From Michelle Van Loon:
She opens with Scott Emery’s post at Missio Alliance:
Perhaps it is from the reading I’ve been doing. Perhaps it is from the community I’ve been attempting to cultivate. Perhaps it is from seeing pictures of my friends and family from yesteryear. Perhaps it was a simple contrast of a table of older friends with my younger family. But I wonder, what do we need to do to have a community that grows old together? What intentional decisions and sacrifices need to be made to move towards that end?
So what does it take to build long-term community?
Then offers her reflections.
When I’ve listened to Garrison Keillor spin his Lake Woebegone stories, or read Jan Karon’sMitford series, I’ve been left with a feeling of nostalgia for a Cheers/Mayberry sort of connectedness. It’s the same sort of comradeship I see among the vets living out their days together at the American Legion. The writers and pastors who are trying to figure out how to cultivate bonded, life-long community are looking away from the modern Evangelical habits of programs and projects, which excel at fostering shallow acquaintanceships. They’re banking on the fact that living life rooted in one place over many years may be the real key to developing Biblical community.
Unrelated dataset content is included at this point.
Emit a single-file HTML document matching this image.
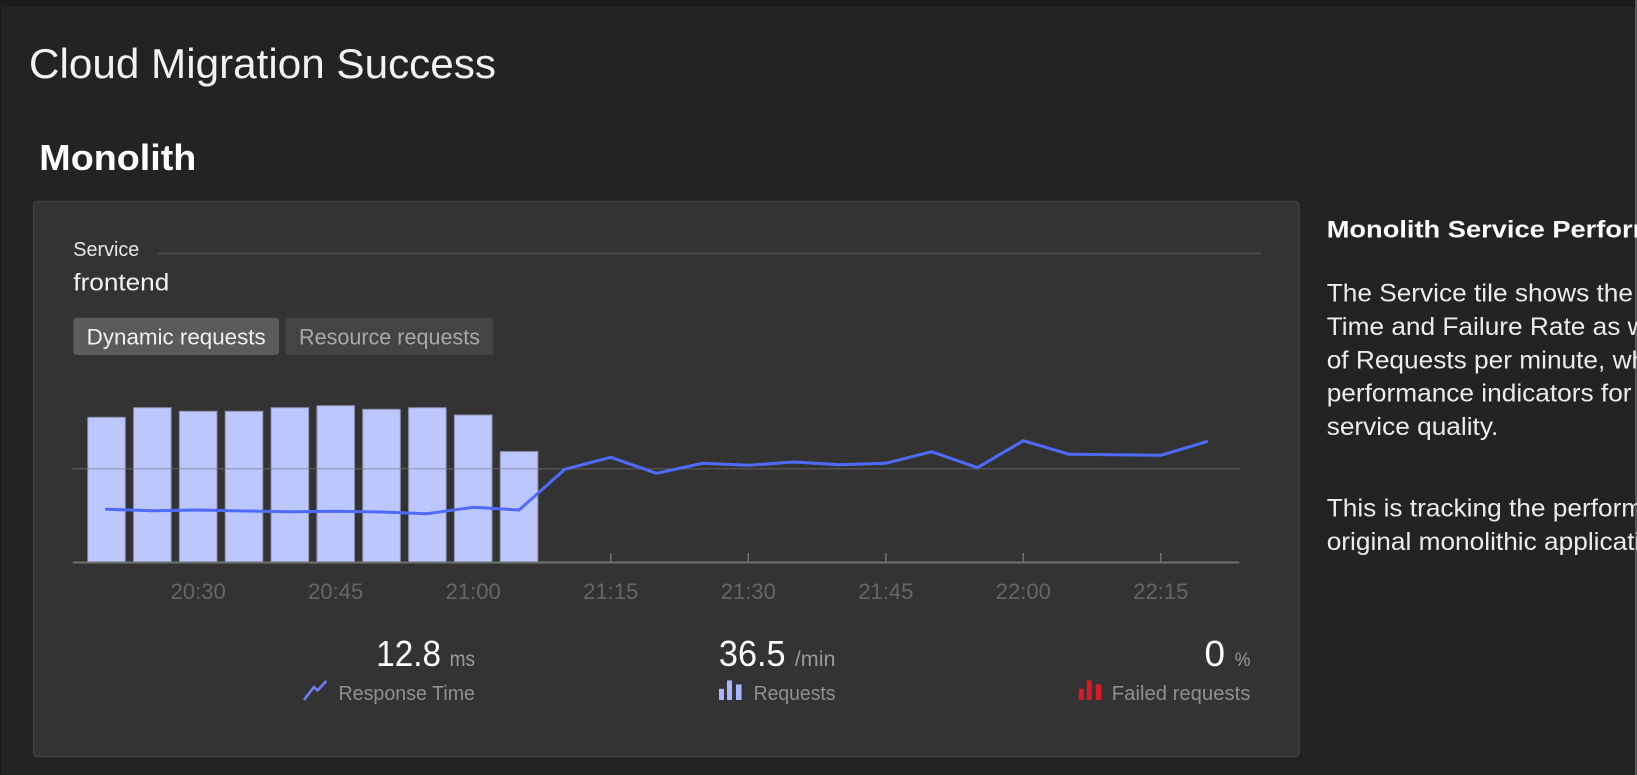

During our nine years in Wisconsin, we experienced what it was like to live in a small-town sort of place where people tended to stay put for generations. There were beautiful strengths in this kind of rootedness – tradition, comfort, security, and familiarity. But the strengths were also liabilities. Even after nine years there, we were still treated as outsiders by many. The boundaries of those WI family tribes never stretched far enough to fully enfold “new people”; thus, it wasn’t really community for everyone. I observed that years of living in the same place, going to the same church, and hitting up the same place each week for Friday night fish fry with your cousins won’t create the kind of supernatural community described in Acts 4:32-35.